Fluoroquinolones
Key Points
- Fluoroquinolones are broad-spectrum synthetic antibacterial agents used for selected respiratory, skin, and urinary infections.
- They are bactericidal through inhibition of bacterial DNA replication.
- Oral absorption is reduced by antacids and mineral products containing calcium, aluminum, iron, or zinc.
- Maintain hydration and administer oral doses with a full glass of water to reduce crystalluria risk.
- Boxed warning reactions include tendinitis/tendon rupture, peripheral neuropathy, CNS effects, and worsening weakness in myasthenia gravis.
- Discontinue immediately and notify the provider if serious warning symptoms occur.
Mechanism of Action
Fluoroquinolones are synthetic antibacterials that inhibit bacterial DNA replication, causing bactericidal activity against susceptible organisms.
Clinical Use
- Respiratory infections such as pneumonia.
- Complicated skin infections.
- Complicated urinary tract infections.
Fluoroquinolone use is generally contraindicated in children except selected high-risk indications (for example complicated UTI, pyelonephritis, plague, or post-anthrax exposure). Use cautiously during pregnancy.
Nursing Considerations
- Check allergy history before first dose.
- Oral administration: give with a full glass of water and separate from meals, antacids, and mineral-containing products by at least 2 hours.
- Encourage daily fluid intake (about 1500 to 2000 mL/day unless contraindicated).
- IV levofloxacin infusion guidance: doses up to 500 mg over 60 minutes; 750 mg over 90 minutes.
- Anticipate dosage adjustment in renal or hepatic impairment.
- Use caution in clients with seizure history.
- Monitor infection response (WBC trend, fever trend, infection site, culture results when available).
Side Effects and Adverse Effects
- Common: GI upset, drowsiness.
- Additional monitoring: hypersensitivity, photosensitivity, hypoglycemia, rash, C. diff-associated diarrhea, fainting, decreased heart rate, prolonged QT risk, mood changes.
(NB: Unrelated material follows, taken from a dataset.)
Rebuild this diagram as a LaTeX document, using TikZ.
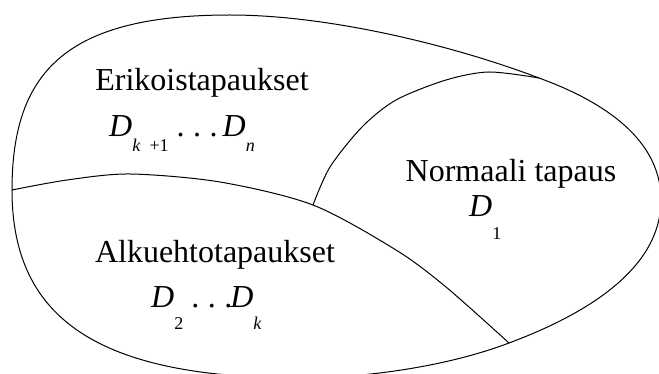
\documentclass[tikz,border=0pt]{standalone}
\usepackage{fontspec}
\setmainfont{Liberation Serif}
\usepackage{tikz}
\newcommand{\isot}{\fontsize{32}{38}\selectfont}
\newcommand{\alaindeksi}[2]{\raisebox{-#1}{\fontsize{18}{18}\selectfont #2}}
\newcommand{\pisteet}{.\hspace{8.5pt}.\hspace{8.5pt}.}

\begin{document}
\begin{tikzpicture}[line cap=round,line join=round,x=1pt,y=-1pt,
		teksti/.style={inner sep=0pt,font=\isot},
		reuna/.style={color=black,line width=1pt}]
		\useasboundingbox (0,0) rectangle (659,374);

		% Liitoskohdat
		\coordinate (vasen) at (12,190);
		\coordinate (risteys) at (313,205);
		\coordinate (yla) at (539,78);
		\coordinate (ala) at (509,343);

		% Ulkoreuna
		\draw[reuna] (vasen) .. controls (12,71) and (67,15) .. (230,15)
			.. controls (330,15) and (455,46) .. (yla)
			.. controls (605,102) and (661,140) .. (661,200)
			.. controls (661,270) and (584,315) .. (ala)
			.. controls (443,368) and (360,378) .. (300,378)
			.. controls (100,378) and (12,320) .. cycle;

		% Erikoistapaukset / Alkuehtotapaukset
		\draw[reuna] plot[smooth] coordinates {(vasen) (67,180) (130,174) (220,182) (risteys)
			(396,250) (446,287) (ala)};

		% Normaali tapaus
		\draw[reuna] plot[smooth] coordinates {(risteys) (330,167) (362,127) (396,100) (446,80)
			(489,72) (yla)};

		\node[teksti,anchor=base] (erik) at (202,91) {Erikoistapaukset};
		\node[teksti,anchor=base west] (erikD) at (109,137)
			{\textit{D}\alaindeksi{15pt}{\textit{k}\hspace{9pt}+1}\hspace{8pt}\pisteet\hspace{5pt}\textit{D}\alaindeksi{15pt}{\textit{n}}};
		\node[teksti,anchor=base] (alku) at (215,262) {Alkuehtotapaukset};
		\node[teksti,anchor=base west] (alkuD) at (151,308)
			{\textit{D}\alaindeksi{22pt}{2}\hspace{8pt}\pisteet\hspace{-2pt}\textit{D}\alaindeksi{22pt}{\textit{k}}};
		\node[teksti,anchor=base] (norm) at (511,182) {Normaali tapaus};
		\node[teksti,anchor=base west] (normD) at (469,217) {\textit{D}\alaindeksi{23pt}{1}};
	\end{tikzpicture}
\end{document}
- Boxed warning serious reactions: tendinitis/tendon rupture, peripheral neuropathy, CNS effects, and exacerbation of myasthenia gravis weakness.
Boxed Warning Response
Stop fluoroquinolone therapy immediately and notify the provider if tendon pain, tendon rupture symptoms, peripheral neuropathy, jaundice, CNS effects, or worsening muscle weakness occur.
Health Teaching
- Avoid direct and indirect sunlight; use sunscreen and protective clothing.
- Space doses evenly and avoid missed doses.
- Do not take calcium, aluminum, iron, or zinc products within 2 hours of oral dose timing.
- Report tendon pain (especially Achilles region), numbness/tingling, severe mood changes, syncope, bradycardia symptoms, jaundice, or rash promptly.
- Report severe diarrhea or signs of superinfection immediately.
Related Concepts
- antibiotics - Overall antimicrobial class framework and stewardship context.
- drug-interactions - Absorption interactions with antacids and mineral products.
- clostridioides-difficile-infection - Major antibiotic-associated superinfection risk.
- culture-and-sensitivity-testing-in-infection-management - Supports targeted therapy refinement.
Self-Check
- Which new symptom in a patient taking levofloxacin requires immediate discontinuation and provider notification?
- Why should antacids or iron-containing products be separated from oral fluoroquinolone doses?
- What monitoring priorities are most important in an older adult receiving fluoroquinolone therapy for pneumonia?